Combustion and Flame, Vol.162, No.10, 3704-3710, 2015
Quantitative imaging of radiation from soot and carbon dioxide in a turbulent ethylene jet diffusion flame
Quantitative imaging of mid-infrared radiation provides a unique capability to investigate temporally and spatially resolved radiation from gas species and particulates in turbulent flames. The current study reports and analyzes quantitative images of radiation intensity from a turbulent ethylene jet diffusion flame that matches the Reynolds number (15,200) of a non-sooting flame (DLR-A) from the International Workshop on Measurement and Computation of Turbulent Non-premixed Flames. A calibrated high-speed mid-infrared camera with two band-pass filters was used to acquire images of radiation intensity in wavelengths corresponding to soot and carbon dioxide.

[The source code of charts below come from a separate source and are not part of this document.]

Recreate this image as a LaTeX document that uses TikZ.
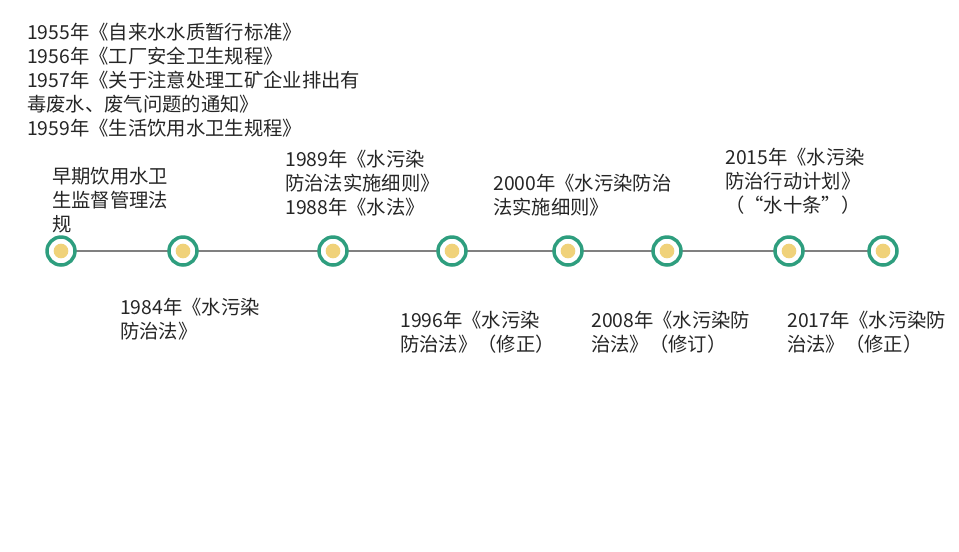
\documentclass[tikz,border=0pt]{standalone}
\usepackage{fontspec}
\setmainfont{Noto Sans CJK SC}
\begin{document}
\begin{tikzpicture}[x=0.75pt,y=-0.75pt,
  txt/.style={anchor=base west,inner sep=0pt,font=\fontsize{14.5pt}{16pt}\selectfont,text=black!85},
  ring/.style={circle,draw=teal!75!green!60!black,line width=2.6pt,fill=white,minimum size=21pt,inner sep=0pt},
  dot/.style={circle,fill=yellow!60!orange!55,minimum size=11pt,inner sep=0pt}]
\useasboundingbox[fill=white] (0,0) rectangle (959,551);
\definecolor{ringc}{HTML}{2E9E7E}
\definecolor{dotc}{HTML}{F0D27A}
\tikzset{ring/.append style={draw=ringc},dot/.append style={fill=dotc}}
\foreach \n/\x in {1/61,2/183,3/333,4/452,5/568,6/667,7/789,8/883}
  \coordinate (p\n) at (\x,251);
\draw[gray,line width=0.9pt] (p1) -- (p8);
\foreach \n in {1,...,8}{\node[ring] (r\n) at (p\n) {}; \node[dot] (d\n) at (p\n) {};}
\node[txt] (a1) at (27,39) {1955年《自来水水质暂行标准》};
\node[txt] (a2) at (27,63) {1956年《工厂安全卫生规程》};
\node[txt] (a3) at (27,87) {1957年《关于注意处理工矿企业排出有};
\node[txt] (a4) at (27,111) {毒废水、废气问题的通知》};
\node[txt] (a5) at (27,135) {1959年《生活饮用水卫生规程》};
\node[txt] (b1) at (52,183) {早期饮用水卫};
\node[txt] (b2) at (52,207) {生监督管理法};
\node[txt] (b3) at (52,231) {规};
\node[txt] (c1) at (120,314) {1984年《水污染};
\node[txt] (c2) at (120,338) {防治法》};
\node[txt] (e1) at (285,166) {1989年《水污染};
\node[txt] (e2) at (285,190) {防治法实施细则》};
\node[txt] (e3) at (285,214) {1988年《水法》};
\node[txt] (f1) at (400,327) {1996年《水污染};
\node[txt] (f2) at (400,351) {防治法》（修正）};
\node[txt] (g1) at (493,190) {2000年《水污染防治};
\node[txt] (g2) at (493,214) {法实施细则》};
\node[txt] (h1) at (591,327) {2008年《水污染防};
\node[txt] (h2) at (591,351) {治法》（修订）};
\node[txt] (i1) at (725,164) {2015年《水污染};
\node[txt] (i2) at (725,188) {防治行动计划》};
\node[txt] (i3) at (725,212) {（“水十条”）};
\node[txt] (j1) at (787,327) {2017年《水污染防};
\node[txt] (j2) at (787,351) {治法》（修正）};
\end{tikzpicture}
\end{document}
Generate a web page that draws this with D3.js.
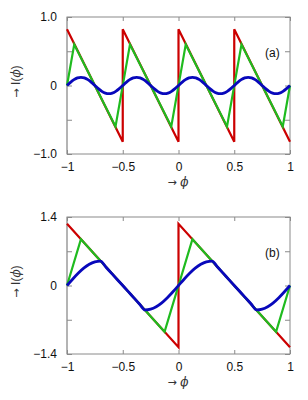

The measurements, in the wavelength band corresponding to radiation emissions from soot, show thin radiating structures corresponding to soot layers. The normalized probability density functions (PDFs) of soot radiation are skewed by intermittent high intensities while the PDFs of carbon dioxide radiation are more symmetric about the mean. The temporal and spatial integral scales of radiation from soot are up to 30% shorter than the corresponding scales of radiation from carbon dioxide for image centerline locations downstream of initial soot radiation detection. The images and analyses in this work will be compared with results of large eddy simulations rendered in the form of quantitative images of the mid-infrared radiation intensity. Such comparisons support the evaluation of models used in turbulent combustion and radiation simulations. Published by Elsevier Inc. on behalf of The Combustion Institute.